## BEGIN

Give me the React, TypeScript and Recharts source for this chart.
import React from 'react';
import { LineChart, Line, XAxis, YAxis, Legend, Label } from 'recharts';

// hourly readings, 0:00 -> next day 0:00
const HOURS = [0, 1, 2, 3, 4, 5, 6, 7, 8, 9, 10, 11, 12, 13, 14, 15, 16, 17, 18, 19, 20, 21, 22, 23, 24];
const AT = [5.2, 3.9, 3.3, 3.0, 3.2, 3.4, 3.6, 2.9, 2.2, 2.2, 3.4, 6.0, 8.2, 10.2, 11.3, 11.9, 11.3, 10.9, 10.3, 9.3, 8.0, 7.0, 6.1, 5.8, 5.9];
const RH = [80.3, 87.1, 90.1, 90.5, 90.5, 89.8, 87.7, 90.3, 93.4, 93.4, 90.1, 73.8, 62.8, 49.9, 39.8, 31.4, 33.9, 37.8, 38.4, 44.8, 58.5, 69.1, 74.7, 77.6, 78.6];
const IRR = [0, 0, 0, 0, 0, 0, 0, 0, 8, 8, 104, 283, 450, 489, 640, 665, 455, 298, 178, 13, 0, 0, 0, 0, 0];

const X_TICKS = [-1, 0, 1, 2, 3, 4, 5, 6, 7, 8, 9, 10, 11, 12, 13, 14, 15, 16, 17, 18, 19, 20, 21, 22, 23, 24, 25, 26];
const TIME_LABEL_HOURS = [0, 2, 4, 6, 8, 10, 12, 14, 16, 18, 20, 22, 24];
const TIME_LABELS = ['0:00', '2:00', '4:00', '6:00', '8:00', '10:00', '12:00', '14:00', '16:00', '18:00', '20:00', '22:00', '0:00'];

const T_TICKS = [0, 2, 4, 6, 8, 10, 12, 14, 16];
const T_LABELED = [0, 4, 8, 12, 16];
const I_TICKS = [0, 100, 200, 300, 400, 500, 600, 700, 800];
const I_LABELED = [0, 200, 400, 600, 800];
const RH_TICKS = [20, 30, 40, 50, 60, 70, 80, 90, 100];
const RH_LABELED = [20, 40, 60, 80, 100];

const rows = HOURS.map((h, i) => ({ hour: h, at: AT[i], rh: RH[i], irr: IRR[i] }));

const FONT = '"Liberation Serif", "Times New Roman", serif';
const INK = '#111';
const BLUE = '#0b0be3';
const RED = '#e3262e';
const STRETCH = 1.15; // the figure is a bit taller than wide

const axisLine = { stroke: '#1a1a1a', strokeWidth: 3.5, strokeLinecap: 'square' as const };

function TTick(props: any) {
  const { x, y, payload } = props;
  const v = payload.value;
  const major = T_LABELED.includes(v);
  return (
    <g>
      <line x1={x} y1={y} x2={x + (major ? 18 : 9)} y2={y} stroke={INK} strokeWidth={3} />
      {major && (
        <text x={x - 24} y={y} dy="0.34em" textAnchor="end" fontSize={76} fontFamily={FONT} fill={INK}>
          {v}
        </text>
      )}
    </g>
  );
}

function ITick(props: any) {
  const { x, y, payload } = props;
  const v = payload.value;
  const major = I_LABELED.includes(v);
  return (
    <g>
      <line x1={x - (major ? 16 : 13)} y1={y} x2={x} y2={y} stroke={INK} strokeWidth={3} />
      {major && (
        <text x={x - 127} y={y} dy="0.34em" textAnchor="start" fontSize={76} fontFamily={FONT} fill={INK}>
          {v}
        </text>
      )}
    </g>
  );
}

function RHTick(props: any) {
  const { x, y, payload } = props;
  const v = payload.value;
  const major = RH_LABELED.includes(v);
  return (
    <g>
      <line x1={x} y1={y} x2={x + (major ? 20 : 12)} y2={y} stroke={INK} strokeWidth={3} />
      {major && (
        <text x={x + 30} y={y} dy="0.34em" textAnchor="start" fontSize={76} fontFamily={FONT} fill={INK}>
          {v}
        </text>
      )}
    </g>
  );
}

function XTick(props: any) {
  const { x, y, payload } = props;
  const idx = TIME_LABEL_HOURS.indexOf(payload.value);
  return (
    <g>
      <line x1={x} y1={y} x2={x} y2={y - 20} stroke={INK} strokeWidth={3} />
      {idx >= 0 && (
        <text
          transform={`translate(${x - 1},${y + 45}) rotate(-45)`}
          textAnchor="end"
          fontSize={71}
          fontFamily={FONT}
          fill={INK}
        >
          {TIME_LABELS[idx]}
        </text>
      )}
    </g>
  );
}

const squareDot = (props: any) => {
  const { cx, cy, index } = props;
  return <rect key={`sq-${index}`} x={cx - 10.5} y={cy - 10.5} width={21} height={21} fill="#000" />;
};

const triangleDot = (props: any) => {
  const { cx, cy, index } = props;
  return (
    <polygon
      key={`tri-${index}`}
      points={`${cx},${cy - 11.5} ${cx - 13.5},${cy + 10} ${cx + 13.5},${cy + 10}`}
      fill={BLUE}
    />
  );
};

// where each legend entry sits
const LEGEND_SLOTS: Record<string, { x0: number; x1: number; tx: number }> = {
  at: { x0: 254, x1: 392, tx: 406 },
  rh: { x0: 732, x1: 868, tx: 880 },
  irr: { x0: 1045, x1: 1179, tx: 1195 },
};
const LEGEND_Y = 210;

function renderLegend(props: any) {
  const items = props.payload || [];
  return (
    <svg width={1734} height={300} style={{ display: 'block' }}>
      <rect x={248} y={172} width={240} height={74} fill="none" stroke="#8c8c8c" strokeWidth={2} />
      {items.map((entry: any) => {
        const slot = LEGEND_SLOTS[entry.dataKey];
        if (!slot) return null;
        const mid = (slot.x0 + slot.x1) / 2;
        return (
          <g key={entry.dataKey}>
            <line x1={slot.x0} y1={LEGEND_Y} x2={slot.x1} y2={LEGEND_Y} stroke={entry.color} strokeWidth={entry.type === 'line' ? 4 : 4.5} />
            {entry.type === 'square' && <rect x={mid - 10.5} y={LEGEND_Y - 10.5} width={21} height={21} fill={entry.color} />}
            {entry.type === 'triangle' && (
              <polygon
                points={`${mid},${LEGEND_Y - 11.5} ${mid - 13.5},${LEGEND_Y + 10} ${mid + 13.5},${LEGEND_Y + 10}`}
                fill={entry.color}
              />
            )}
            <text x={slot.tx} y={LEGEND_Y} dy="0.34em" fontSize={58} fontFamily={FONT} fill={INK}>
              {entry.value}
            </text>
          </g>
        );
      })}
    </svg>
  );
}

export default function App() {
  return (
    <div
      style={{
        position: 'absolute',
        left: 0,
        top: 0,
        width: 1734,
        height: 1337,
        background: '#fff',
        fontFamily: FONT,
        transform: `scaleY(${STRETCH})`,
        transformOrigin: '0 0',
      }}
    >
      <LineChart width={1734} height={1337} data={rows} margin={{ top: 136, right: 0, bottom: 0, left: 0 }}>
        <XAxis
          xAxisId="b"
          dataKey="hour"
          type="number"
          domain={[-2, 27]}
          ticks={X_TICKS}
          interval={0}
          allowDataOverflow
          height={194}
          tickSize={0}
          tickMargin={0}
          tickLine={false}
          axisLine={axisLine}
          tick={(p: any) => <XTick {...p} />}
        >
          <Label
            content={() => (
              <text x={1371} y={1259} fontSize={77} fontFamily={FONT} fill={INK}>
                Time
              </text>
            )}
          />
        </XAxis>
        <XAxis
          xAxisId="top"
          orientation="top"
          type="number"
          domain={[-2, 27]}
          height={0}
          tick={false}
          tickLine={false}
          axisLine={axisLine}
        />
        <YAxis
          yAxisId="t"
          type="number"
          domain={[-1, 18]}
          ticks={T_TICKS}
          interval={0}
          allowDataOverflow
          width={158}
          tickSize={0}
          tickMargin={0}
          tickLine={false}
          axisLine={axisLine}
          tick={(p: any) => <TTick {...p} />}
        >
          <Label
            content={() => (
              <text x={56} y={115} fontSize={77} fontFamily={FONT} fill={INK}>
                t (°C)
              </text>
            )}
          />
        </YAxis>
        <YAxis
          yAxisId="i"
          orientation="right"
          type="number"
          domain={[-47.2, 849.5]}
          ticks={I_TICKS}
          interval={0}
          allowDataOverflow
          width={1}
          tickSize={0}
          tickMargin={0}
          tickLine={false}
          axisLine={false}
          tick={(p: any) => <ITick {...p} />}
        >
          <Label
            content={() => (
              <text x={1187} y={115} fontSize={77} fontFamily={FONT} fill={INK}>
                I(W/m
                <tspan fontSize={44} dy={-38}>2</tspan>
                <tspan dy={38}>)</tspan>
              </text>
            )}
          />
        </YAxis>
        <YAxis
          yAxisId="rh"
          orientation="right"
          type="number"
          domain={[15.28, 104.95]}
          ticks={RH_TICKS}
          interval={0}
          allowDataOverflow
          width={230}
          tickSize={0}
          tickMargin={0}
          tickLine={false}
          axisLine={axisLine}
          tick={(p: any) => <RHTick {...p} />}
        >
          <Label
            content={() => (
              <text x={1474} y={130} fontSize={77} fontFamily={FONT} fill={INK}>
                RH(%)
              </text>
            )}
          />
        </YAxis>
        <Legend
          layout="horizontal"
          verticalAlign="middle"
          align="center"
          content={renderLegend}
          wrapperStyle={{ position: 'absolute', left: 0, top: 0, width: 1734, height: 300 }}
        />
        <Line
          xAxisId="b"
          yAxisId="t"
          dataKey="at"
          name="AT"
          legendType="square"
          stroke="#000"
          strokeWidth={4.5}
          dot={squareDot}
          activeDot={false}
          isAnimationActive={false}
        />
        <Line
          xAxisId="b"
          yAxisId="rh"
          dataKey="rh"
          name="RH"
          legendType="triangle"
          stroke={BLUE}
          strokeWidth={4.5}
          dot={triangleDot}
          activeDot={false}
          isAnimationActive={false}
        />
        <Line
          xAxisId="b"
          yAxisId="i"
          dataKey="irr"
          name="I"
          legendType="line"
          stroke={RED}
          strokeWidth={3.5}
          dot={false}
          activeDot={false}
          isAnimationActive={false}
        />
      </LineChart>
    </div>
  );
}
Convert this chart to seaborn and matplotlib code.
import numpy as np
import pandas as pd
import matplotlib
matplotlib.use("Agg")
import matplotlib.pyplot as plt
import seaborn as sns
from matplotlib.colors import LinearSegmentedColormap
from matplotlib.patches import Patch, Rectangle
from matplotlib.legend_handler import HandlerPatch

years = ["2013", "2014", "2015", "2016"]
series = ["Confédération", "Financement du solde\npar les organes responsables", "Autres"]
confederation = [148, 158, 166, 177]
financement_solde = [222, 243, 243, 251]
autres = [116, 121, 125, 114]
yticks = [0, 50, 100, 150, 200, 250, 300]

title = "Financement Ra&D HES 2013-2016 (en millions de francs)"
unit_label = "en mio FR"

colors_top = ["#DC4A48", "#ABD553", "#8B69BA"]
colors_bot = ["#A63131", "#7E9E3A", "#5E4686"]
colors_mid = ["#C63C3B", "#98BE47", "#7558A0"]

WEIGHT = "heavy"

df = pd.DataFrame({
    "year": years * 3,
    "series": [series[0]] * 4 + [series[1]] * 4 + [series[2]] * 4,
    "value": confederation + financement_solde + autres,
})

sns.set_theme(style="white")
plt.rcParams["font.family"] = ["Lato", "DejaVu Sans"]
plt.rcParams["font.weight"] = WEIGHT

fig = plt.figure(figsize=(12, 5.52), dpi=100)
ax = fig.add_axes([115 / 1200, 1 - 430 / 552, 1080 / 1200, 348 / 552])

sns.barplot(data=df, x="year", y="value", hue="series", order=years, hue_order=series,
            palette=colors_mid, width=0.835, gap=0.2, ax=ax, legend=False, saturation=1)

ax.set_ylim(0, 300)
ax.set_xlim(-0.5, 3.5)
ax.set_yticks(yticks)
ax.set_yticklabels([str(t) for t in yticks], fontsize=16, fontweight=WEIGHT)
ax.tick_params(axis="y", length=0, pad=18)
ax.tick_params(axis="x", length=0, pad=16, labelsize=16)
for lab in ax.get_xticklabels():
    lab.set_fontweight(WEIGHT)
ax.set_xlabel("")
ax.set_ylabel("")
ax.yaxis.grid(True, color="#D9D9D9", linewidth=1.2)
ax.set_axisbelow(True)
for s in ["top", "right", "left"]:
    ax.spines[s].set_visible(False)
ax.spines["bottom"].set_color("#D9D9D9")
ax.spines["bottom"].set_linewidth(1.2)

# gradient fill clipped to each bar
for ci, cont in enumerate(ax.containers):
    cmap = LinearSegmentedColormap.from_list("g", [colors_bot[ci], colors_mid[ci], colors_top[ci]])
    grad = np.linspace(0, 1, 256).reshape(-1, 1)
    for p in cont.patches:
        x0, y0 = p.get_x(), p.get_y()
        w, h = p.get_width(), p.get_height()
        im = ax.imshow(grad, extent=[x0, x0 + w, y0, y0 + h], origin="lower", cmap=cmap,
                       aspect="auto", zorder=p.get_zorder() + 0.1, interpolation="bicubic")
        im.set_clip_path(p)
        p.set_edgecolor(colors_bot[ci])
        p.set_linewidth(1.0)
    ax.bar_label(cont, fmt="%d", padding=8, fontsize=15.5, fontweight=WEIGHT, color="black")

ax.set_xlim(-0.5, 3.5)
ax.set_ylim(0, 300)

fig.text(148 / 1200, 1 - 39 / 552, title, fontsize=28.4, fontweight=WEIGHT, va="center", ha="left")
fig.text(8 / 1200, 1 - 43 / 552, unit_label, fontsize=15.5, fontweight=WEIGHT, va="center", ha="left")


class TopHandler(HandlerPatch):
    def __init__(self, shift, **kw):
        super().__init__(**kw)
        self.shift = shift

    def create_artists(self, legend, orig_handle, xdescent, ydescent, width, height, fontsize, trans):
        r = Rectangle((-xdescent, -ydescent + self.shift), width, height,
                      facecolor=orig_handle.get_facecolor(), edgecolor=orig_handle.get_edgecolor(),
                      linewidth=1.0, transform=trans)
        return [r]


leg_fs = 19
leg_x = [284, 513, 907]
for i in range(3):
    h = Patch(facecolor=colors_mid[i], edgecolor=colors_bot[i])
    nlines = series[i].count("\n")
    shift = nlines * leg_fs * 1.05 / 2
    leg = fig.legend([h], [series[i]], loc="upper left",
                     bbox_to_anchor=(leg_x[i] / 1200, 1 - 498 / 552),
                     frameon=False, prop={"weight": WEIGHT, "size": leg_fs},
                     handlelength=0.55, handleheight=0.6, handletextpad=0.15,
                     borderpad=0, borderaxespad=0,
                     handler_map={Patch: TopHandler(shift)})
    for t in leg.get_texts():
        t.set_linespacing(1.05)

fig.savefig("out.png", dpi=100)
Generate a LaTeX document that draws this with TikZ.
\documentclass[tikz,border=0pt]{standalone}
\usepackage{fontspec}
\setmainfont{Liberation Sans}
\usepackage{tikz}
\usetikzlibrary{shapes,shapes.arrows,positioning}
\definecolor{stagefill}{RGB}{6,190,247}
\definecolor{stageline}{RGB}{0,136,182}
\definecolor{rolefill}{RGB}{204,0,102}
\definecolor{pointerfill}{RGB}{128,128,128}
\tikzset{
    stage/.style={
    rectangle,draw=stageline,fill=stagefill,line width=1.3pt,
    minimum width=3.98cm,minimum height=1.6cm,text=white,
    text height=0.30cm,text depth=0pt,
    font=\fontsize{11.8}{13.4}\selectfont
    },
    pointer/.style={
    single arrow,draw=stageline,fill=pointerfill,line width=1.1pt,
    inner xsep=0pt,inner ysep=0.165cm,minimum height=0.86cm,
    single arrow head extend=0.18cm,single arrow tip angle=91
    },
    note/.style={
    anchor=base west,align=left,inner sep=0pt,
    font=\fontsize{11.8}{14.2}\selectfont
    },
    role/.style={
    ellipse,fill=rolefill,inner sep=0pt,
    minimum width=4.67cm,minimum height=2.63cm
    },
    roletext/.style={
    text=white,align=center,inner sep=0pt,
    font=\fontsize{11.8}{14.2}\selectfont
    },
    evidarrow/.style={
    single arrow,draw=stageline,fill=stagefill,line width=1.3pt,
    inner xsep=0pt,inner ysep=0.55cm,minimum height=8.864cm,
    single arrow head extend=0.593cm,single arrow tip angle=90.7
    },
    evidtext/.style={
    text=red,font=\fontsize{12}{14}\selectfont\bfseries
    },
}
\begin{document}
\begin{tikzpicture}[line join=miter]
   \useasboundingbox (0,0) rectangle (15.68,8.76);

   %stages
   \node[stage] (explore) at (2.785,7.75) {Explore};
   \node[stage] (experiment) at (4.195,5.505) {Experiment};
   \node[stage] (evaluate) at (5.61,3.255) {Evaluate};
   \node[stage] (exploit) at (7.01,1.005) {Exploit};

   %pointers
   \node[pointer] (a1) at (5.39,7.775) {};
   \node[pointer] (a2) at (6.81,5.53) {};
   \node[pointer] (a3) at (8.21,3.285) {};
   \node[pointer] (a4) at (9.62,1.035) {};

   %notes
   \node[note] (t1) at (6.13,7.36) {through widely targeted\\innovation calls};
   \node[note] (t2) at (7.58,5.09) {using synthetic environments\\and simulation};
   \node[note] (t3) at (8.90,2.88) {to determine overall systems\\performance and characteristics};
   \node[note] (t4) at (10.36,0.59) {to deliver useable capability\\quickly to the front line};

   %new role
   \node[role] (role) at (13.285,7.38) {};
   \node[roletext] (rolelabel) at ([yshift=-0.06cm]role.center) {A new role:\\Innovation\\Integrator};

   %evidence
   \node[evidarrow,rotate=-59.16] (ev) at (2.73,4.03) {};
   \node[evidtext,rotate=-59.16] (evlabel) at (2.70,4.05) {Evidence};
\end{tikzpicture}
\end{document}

## END

- **SET EXERCISE**
Quote exactly the first line of the data and every line after it through the one holding "YAxis, Legend, Label".

- **FULL ANSWER**
Give me the React, TypeScript and Recharts source for this chart.
import React from 'react';
import { LineChart, Line, XAxis, YAxis, Legend, Label } from 'recharts';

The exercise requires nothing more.